Housing Patterns of Low Income Families With Children

Daniel Gubits, Jill Khadduri and Jennifer Turnham

September 2009

Housing Patterns of Low Income Families With Children: Further Analysis of Data From the Study of the Effects of Housing Vouchers on Welfare Families. The Housing Choice Voucher Program is the largest federal housing assistance program for low income families, currently serving about 2 million households at an annual cost of more than $16 billion. Housing vouchers are the “demand-side” part of the mixed system for providing affordable housing for low income families and individuals in the US. The Housing Voucher Evaluation provided strong confirmation that vouchers prevent homelessness and also documented very high rates of homelessness and housing instability for control group families—that is, for families without vouchers.
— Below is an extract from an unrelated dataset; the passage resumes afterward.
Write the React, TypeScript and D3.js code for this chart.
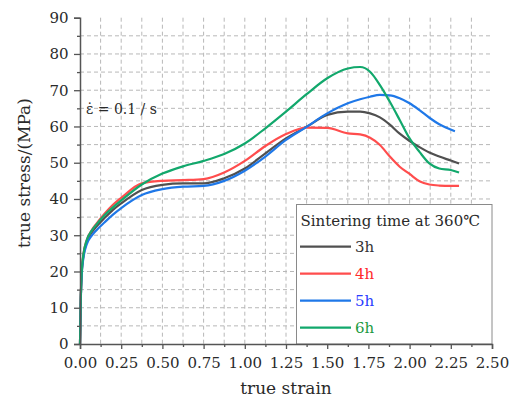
import React, { useEffect, useRef } from "react";
import * as d3 from "d3";

// true strain sampling points (shared by 3h, 4h, 6h)
const strain = [0, 0.005, 0.01, 0.02, 0.04, 0.07, 0.1, 0.15, 0.2, 0.25, 0.375, 0.5, 0.625, 0.75, 0.875, 1.0, 1.125, 1.25, 1.375, 1.5, 1.625, 1.7, 1.76, 1.82, 1.88, 1.94, 2.0, 2.06, 2.12, 2.18, 2.25, 2.3];
const strain5h = [0, 0.005, 0.01, 0.02, 0.04, 0.07, 0.1, 0.15, 0.2, 0.25, 0.375, 0.5, 0.625, 0.75, 0.875, 1.0, 1.125, 1.25, 1.375, 1.5, 1.625, 1.7, 1.76, 1.82, 1.88, 1.94, 2.0, 2.06, 2.12, 2.18, 2.275];

const stress3h = [0, 13, 19.3, 24, 28, 30.7, 32.4, 34.8, 37, 38.8, 42.5, 43.9, 44.3, 44.3, 45.7, 48.4, 52.6, 56.7, 59.9, 63.2, 64.1, 64.1, 63.6, 62.5, 60.5, 58, 56, 54.3, 52.8, 51.7, 50.6, 49.8];
const stress4h = [0, 13, 19.5, 24.5, 28.5, 31.3, 33.2, 36, 38.4, 40.3, 44.3, 45, 45.2, 45.5, 47.3, 50.5, 54.6, 57.9, 59.7, 59.6, 58.1, 57.8, 56.9, 54.9, 51.7, 48.9, 46.9, 44.9, 44, 43.7, 43.6, 43.6];
const stress5h = [0, 12.5, 18.8, 23.5, 27.4, 29.8, 31.4, 33.6, 35.7, 37.5, 41.1, 42.7, 43.4, 43.6, 45, 47.8, 51.7, 56.3, 59.9, 63.6, 66.4, 67.5, 68.2, 68.7, 68.6, 67.8, 66.4, 64.5, 62.4, 60.6, 58.7];
const stress6h = [0, 13, 19.5, 24.5, 28.5, 31.2, 33, 35.6, 37.7, 39.6, 44, 47, 49, 50.5, 52.4, 55.3, 59.5, 64.1, 68.9, 73.3, 76, 76.4, 75.1, 71.4, 66.8, 61.8, 56.7, 53, 49.8, 48.4, 48, 47.3];

const seriesNames = ["3h", "4h", "5h", "6h"];
const lineColors = ["#505050", "#ff4d4d", "#1f78e8", "#12a86c"];
const textColors = ["#333333", "#ff2a2a", "#2a3cff", "#1a9a40"];

const xTicks = [0, 0.25, 0.5, 0.75, 1.0, 1.25, 1.5, 1.75, 2.0, 2.25, 2.5];
const yTicks = [0, 10, 20, 30, 40, 50, 60, 70, 80, 90];

export default function App() {
  const ref = useRef<SVGSVGElement>(null);
  useEffect(() => {
    const node = ref.current; if (!node) return;
    const svg = d3.select(node);
    svg.selectAll("*").remove();
    const W = 518, H = 401, m = { t: 17.7, r: 26, b: 57, l: 80 };
    const font = "'DejaVu Serif', serif";
    const x = d3.scaleLinear().domain([0, 2.5]).range([m.l, W - m.r]);
    const y = d3.scaleLinear().domain([0, 90]).range([H - m.b, m.t]);

    // dashed grid every 0.125 / 5, none on the last line
    const gx = d3.range(1, 20).map((i) => i * 0.125);
    const gy = d3.range(1, 18).map((i) => i * 5);
    const grid = svg.append("g").attr("stroke", "#b8b8b8").attr("stroke-dasharray", "4,3").attr("stroke-width", 1);
    grid.selectAll("line.v").data(gx).join("line").attr("class", "v")
      .attr("x1", (d) => x(d)).attr("x2", (d) => x(d)).attr("y1", y(90)).attr("y2", y(0));
    grid.selectAll("line.h").data(gy).join("line").attr("class", "h")
      .attr("x1", x(0)).attr("x2", x(2.5)).attr("y1", (d) => y(d)).attr("y2", (d) => y(d));

    // curves
    const sets = [
      { xs: strain, ys: stress3h },
      { xs: strain, ys: stress4h },
      { xs: strain5h, ys: stress5h },
      { xs: strain, ys: stress6h },
    ];
    const line = d3.line<[number, number]>().x((d) => x(d[0])).y((d) => y(d[1])).curve(d3.curveMonotoneX);
    sets.forEach((s, i) => {
      const pts = s.xs.map((v, j) => [v, s.ys[j]] as [number, number]);
      svg.append("path").datum(pts).attr("fill", "none").attr("stroke", lineColors[i])
        .attr("stroke-width", 2.2).attr("stroke-linejoin", "round").attr("d", line);
    });

    // legend
    const lg = svg.append("g");
    lg.append("rect").attr("x", 296.5).attr("y", 204.5).attr("width", x(2.5) - 296.5).attr("height", y(0) - 204.5)
      .attr("fill", "white").attr("stroke", "#8a8a8a").attr("stroke-width", 1);
    lg.append("text").attr("x", 300.5).attr("y", 226).attr("font-family", font).attr("font-size", 15)
      .attr("fill", "#2a2a2a").text("Sintering time at 360℃");
    seriesNames.forEach((nm, i) => {
      const ly = 246.7 + i * 27;
      lg.append("line").attr("x1", 300).attr("x2", 351).attr("y1", ly).attr("y2", ly)
        .attr("stroke", lineColors[i]).attr("stroke-width", 2.2);
      lg.append("text").attr("x", 355).attr("y", ly + 5.5).attr("font-family", font).attr("font-size", 15)
        .attr("fill", textColors[i]).text(nm);
    });

    // axes
    const ax = svg.append("g").attr("transform", `translate(0,${y(0)})`)
      .call(d3.axisBottom(x).tickValues(xTicks).tickSize(5).tickPadding(8.4).tickFormat(d3.format(".2f")));
    svg.append("g").attr("transform", `translate(0,${y(0)})`)
      .call(d3.axisBottom(x).tickValues(xTicks.slice(0, -1).map((d) => d + 0.125)).tickSize(3).tickFormat(() => ""))
      .select(".domain").remove();
    const ay = svg.append("g").attr("transform", `translate(${m.l},0)`)
      .call(d3.axisLeft(y).tickValues(yTicks).tickSize(6).tickPadding(5.5));
    svg.append("g").attr("transform", `translate(${m.l},0)`)
      .call(d3.axisLeft(y).tickValues(yTicks.slice(0, -1).map((d) => d + 5)).tickSize(3).tickFormat(() => ""))
      .select(".domain").remove();
    svg.selectAll(".tick line").attr("stroke", "#555").attr("stroke-width", 1.3);
    svg.selectAll(".domain").attr("stroke", "#555").attr("stroke-width", 1.5);
    [ax, ay].forEach((g) => g.selectAll("text").attr("font-family", font).attr("font-size", 15).attr("fill", "#2a2a2a"));

    // labels
    svg.append("text").attr("x", 86).attr("y", 114).attr("font-family", font).attr("font-size", 14)
      .attr("fill", "#2a2a2a").text("ε\u0307 = 0.1 / s");
    svg.append("text").attr("x", x(1.25)).attr("y", 394).attr("text-anchor", "middle").attr("font-family", font)
      .attr("font-size", 17).attr("fill", "#2a2a2a").text("true strain");
    svg.append("text").attr("transform", `translate(30,${173}) rotate(-90)`).attr("text-anchor", "middle")
      .attr("font-family", font).attr("font-size", 17).attr("fill", "#2a2a2a").text("true stress/(MPa)");
  }, []);
  return (
    <svg ref={ref} width={518} height={401} viewBox="0 0 518 401"
      style={{ position: "absolute", left: 0, top: 0, background: "white" }} />
  );
}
Additional analysis of data from the study confirms the findings of other research that African Americans are at higher risk of homelessness than whites or Hispanics are. Programs designed to prevent homelessness should be concentrated—explicitly or indirectly—on communities with high proportions of African Americans. The best predictor of homelessness as revealed by this study is previous housing instability: not having a place of one’s own or moving frequently. Those who are living with friends or relatives at baseline are at risk of being homeless at a later point, particularly of having to stay with friends or relatives in the future. Programs that attempt to target families at highest risk of homelessness should look for these patterns in screening interviews.